My girlfriend, Tamarind, believes that everything happens for a reason and that that reason somehow improves your life. Until my father died, I agreed with her. There was nothing, nada, zilch, absolute infinity zero, that his death could have a positive impact on my life.
I was so wrong.
Because I was the apple of my dad’s eyes, my mom and I didn’t have much of a relationship. We co-existed in a kind of temporary truce. She was his wife and, me, his only daughter. I was, to put it mildly, the favored child.
He died suddenly and tragically in 1994. In 2008, after many requests, I agreed to go on a 28 day mother-daughter trip to Europe.
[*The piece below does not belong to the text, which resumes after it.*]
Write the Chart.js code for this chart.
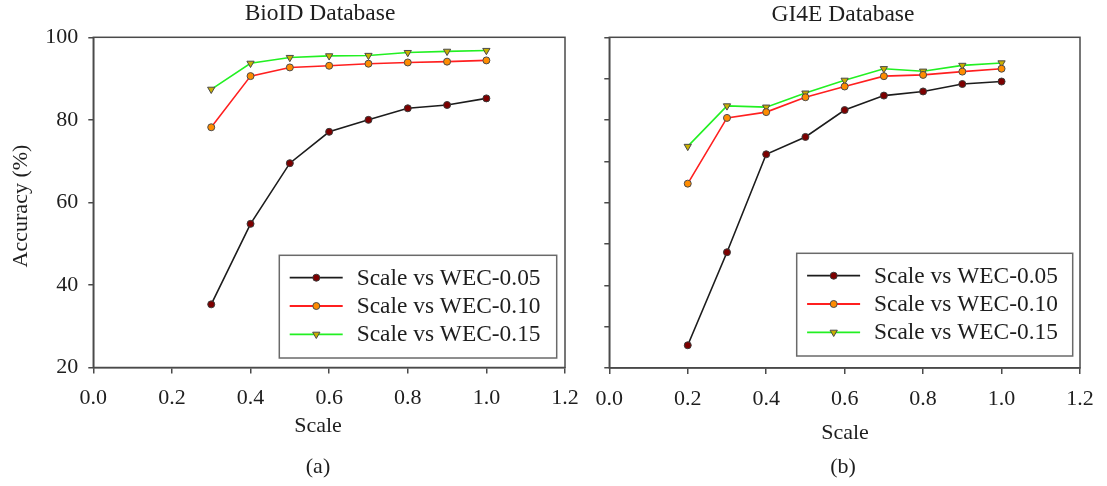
<!DOCTYPE html>
<html>
<head>
<meta charset="utf-8">
<script src="https://cdn.jsdelivr.net/npm/chart.js@4/dist/chart.umd.min.js"></script>
<style>
  html, body { margin: 0; padding: 0; background: #fff; }
  #wrap { position: relative; width: 1107px; height: 486px; overflow: hidden; }
  canvas { position: absolute; top: 0; }
  #chartA { left: 0; }
  #chartB { left: 580px; }
</style>
</head>
<body>
<div id="wrap">
  <canvas id="chartA" width="595" height="486" style="width:595px;height:486px"></canvas>
  <canvas id="chartB" width="527" height="486" style="width:527px;height:486px"></canvas>
</div>
<script>
// ---- data ----
const bioScales = [0.3, 0.4, 0.5, 0.6, 0.7, 0.8, 0.9, 1.0];
const bioWec005 = [35.3, 54.8, 69.5, 77.1, 80.0, 82.8, 83.6, 85.2];
const bioWec010 = [78.2, 90.6, 92.7, 93.1, 93.6, 93.9, 94.1, 94.4];
const bioWec015 = [87.4, 93.7, 95.1, 95.5, 95.6, 96.3, 96.6, 96.8];

const gi4eScales = [0.2, 0.3, 0.4, 0.5, 0.6, 0.7, 0.8, 0.9, 1.0];
const gi4eWec005 = [25.5, 48.0, 71.7, 75.9, 82.4, 85.9, 86.9, 88.7, 89.3];
const gi4eWec010 = [64.6, 80.5, 81.9, 85.5, 88.1, 90.6, 90.9, 91.7, 92.4];
const gi4eWec015 = [73.6, 83.4, 83.1, 86.5, 89.6, 92.4, 91.8, 93.2, 93.8];

const seriesLabels = ['Scale vs WEC-0.05', 'Scale vs WEC-0.10', 'Scale vs WEC-0.15'];
const xTickValues = [0, 0.2, 0.4, 0.6, 0.8, 1.0, 1.2];

// ---- styling ----
const SERIF = '"Liberation Serif", "Times New Roman", serif';
const INK = '#1e1e1e';
const AXIS = '#4a4a4a';

const seriesStyles = [
  { line: '#1c1c1c', fill: '#7d0000', edge: '#3a3a3a', shape: 'circle',   radius: 3.5, rot: 0 },
  { line: '#ff1f1f', fill: '#ff8c00', edge: '#4a4a4a', shape: 'circle',   radius: 3.5, rot: 0 },
  { line: '#22f022', fill: '#c9b000', edge: '#4a4a4a', shape: 'triangle', radius: 4.2, rot: 180 }
];

function pairs(xs, ys) { return xs.map((x, i) => ({ x: x, y: ys[i] })); }

function makeDatasets(xs, seriesList) {
  return seriesList.map((ys, i) => {
    const s = seriesStyles[i];
    return {
      label: seriesLabels[i],
      data: pairs(xs, ys),
      borderColor: s.line,
      borderWidth: 1.6,
      tension: 0,
      pointStyle: s.shape,
      pointRotation: s.rot,
      pointRadius: s.radius,
      pointBackgroundColor: s.fill,
      pointBorderColor: s.edge,
      pointBorderWidth: 1,
      clip: false
    };
  });
}

// Frame, titles, caption and boxed legend for one panel
const panelDeco = {
  id: 'panelDeco',
  beforeDatasetsDraw(chart, args, o) {
    const ctx = chart.ctx, a = chart.chartArea;
    ctx.save();
    ctx.strokeStyle = AXIS;
    ctx.lineWidth = 1.5;
    ctx.strokeRect(a.left, a.top, a.right - a.left, a.bottom - a.top);
    ctx.restore();
  },
  afterDraw(chart, args, o) {
    const ctx = chart.ctx;
    ctx.save();
    ctx.fillStyle = INK;
    ctx.textAlign = 'center';
    ctx.textBaseline = 'middle';
    ctx.font = '23.5px ' + SERIF;
    ctx.fillText(o.title, o.titleX, o.titleY);
    ctx.font = '22px ' + SERIF;
    ctx.fillText('Scale', o.xTitleX, o.xTitleY);
    ctx.fillText(o.caption, o.captionX, o.captionY);
    if (o.yTitle) {
      ctx.save();
      ctx.translate(o.yTitleX, o.yTitleY);
      ctx.rotate(-Math.PI / 2);
      ctx.fillText(o.yTitle, 0, 0);
      ctx.restore();
    }

    // legend box
    const b = o.legend;
    ctx.fillStyle = '#fff';
    ctx.fillRect(b.x, b.y, b.w, b.h);
    ctx.strokeStyle = '#6a6a6a';
    ctx.lineWidth = 1.5;
    ctx.strokeRect(b.x, b.y, b.w, b.h);
    const rows = [22.4, 50.7, 79.0];
    chart.data.datasets.forEach((ds, i) => {
      const s = seriesStyles[i];
      const y = b.y + rows[i];
      ctx.strokeStyle = s.line;
      ctx.lineWidth = 1.8;
      ctx.beginPath();
      ctx.moveTo(b.x + 10.4, y);
      ctx.lineTo(b.x + 63.4, y);
      ctx.stroke();
      const cx = b.x + 37;
      ctx.fillStyle = s.fill;
      ctx.strokeStyle = s.edge;
      ctx.lineWidth = 1;
      ctx.beginPath();
      if (s.shape === 'circle') {
        ctx.arc(cx, y, s.radius, 0, Math.PI * 2);
      } else {
        const r = s.radius;
        ctx.moveTo(cx - r * 0.866, y - r * 0.5);
        ctx.lineTo(cx + r * 0.866, y - r * 0.5);
        ctx.lineTo(cx, y + r);
        ctx.closePath();
      }
      ctx.fill();
      ctx.stroke();
      ctx.fillStyle = INK;
      ctx.textAlign = 'left';
      ctx.font = '23.4px ' + SERIF;
      ctx.fillText(ds.label, b.x + 77.4, y + 1);
    });
    ctx.restore();
  }
};

function xScale(height) {
  return {
    type: 'linear', min: 0, max: 1.2,
    afterFit(s) { s.height = height; },
    afterBuildTicks(s) { s.ticks = xTickValues.map(v => ({ value: v })); },
    ticks: {
      callback: v => Number(v).toFixed(1),
      font: { family: SERIF, size: 22 }, color: INK,
      padding: 12, maxRotation: 0, autoSkip: false
    },
    grid: { drawOnChartArea: false, drawTicks: true, tickLength: 6, color: AXIS, lineWidth: 1.5 },
    border: { display: true, color: AXIS, width: 1.5 }
  };
}

function yScale(width, step, showLabels) {
  return {
    type: 'linear', min: 20, max: 100,
    afterFit(s) { s.width = width; },
    ticks: {
      stepSize: step, display: showLabels,
      font: { family: SERIF, size: 22 }, color: INK, padding: 10
    },
    grid: { drawOnChartArea: false, drawTicks: true, tickLength: 5, color: AXIS, lineWidth: 1.5 },
    border: { display: true, color: AXIS, width: 1.5 }
  };
}

function buildChart(id, xs, seriesList, layout, deco) {
  return new Chart(document.getElementById(id), {
    type: 'line',
    data: { datasets: makeDatasets(xs, seriesList) },
    options: {
      responsive: false,
      animation: false,
      devicePixelRatio: 1,
      layout: { padding: layout.padding },
      plugins: { legend: { display: false }, tooltip: { enabled: false }, panelDeco: deco },
      scales: { x: xScale(layout.xHeight), y: yScale(layout.yWidth, layout.yStep, layout.yLabels) }
    },
    plugins: [panelDeco]
  });
}

buildChart('chartA', bioScales, [bioWec005, bioWec010, bioWec015],
  { padding: { left: 0, top: 37.3, right: 30, bottom: 0 }, xHeight: 118.5, yWidth: 93.3, yStep: 20, yLabels: true },
  {
    title: 'BioID Database', titleX: 320, titleY: 14,
    xTitleX: 318, xTitleY: 426,
    caption: '(a)', captionX: 318, captionY: 467,
    yTitle: 'Accuracy (%)', yTitleX: 21, yTitleY: 206,
    legend: { x: 279.3, y: 255.3, w: 277.4, h: 102.7 }
  });

buildChart('chartB', gi4eScales, [gi4eWec005, gi4eWec010, gi4eWec015],
  { padding: { left: 0, top: 37.3, right: 27, bottom: 0 }, xHeight: 118, yWidth: 29.3, yStep: 10, yLabels: false },
  {
    title: 'GI4E Database', titleX: 263, titleY: 15,
    xTitleX: 265, xTitleY: 433,
    caption: '(b)', captionX: 263, captionY: 467,
    yTitle: null,
    legend: { x: 216.7, y: 253.3, w: 276, h: 102.7 }
  });
</script>
</body>
</html>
Okay, think about it, 28 days with your mom in strange countries. I expected we’d quarrel and fight non-stop.
The opposite happened.
And I realized my girlfriend had been right. I had never had a close relationship with my mom, but that trip changed everything. We had a blast. Went twenty-eight days without a single quarrel. Got along like a zillion houses on fire.
Every single day, we got lost – I can’t tell left from right so that’s kind of obvious. But, we had such fun getting back on track. And we ate our way through the most delicious locations in France and Spain. We had three eleven course meals. All decadent and heavenly.
I’d loved my mom before that trip. But I learned to like her during our jaunt through Europe. The pic above is us sharing a meal at La Belle Etoille – the best bed and breakfast on the planet. They served foie gras done three ways every night. I was in gourmet heaven. And my mom went along for the ride.
Today is my mom’s seventy-night birthday. I lost my dad right after his sixty-second.
I am so grateful, mom, to have you here with me. I love you. I’m so proud of you and I only want a good thirty more years. So, take care of yourself.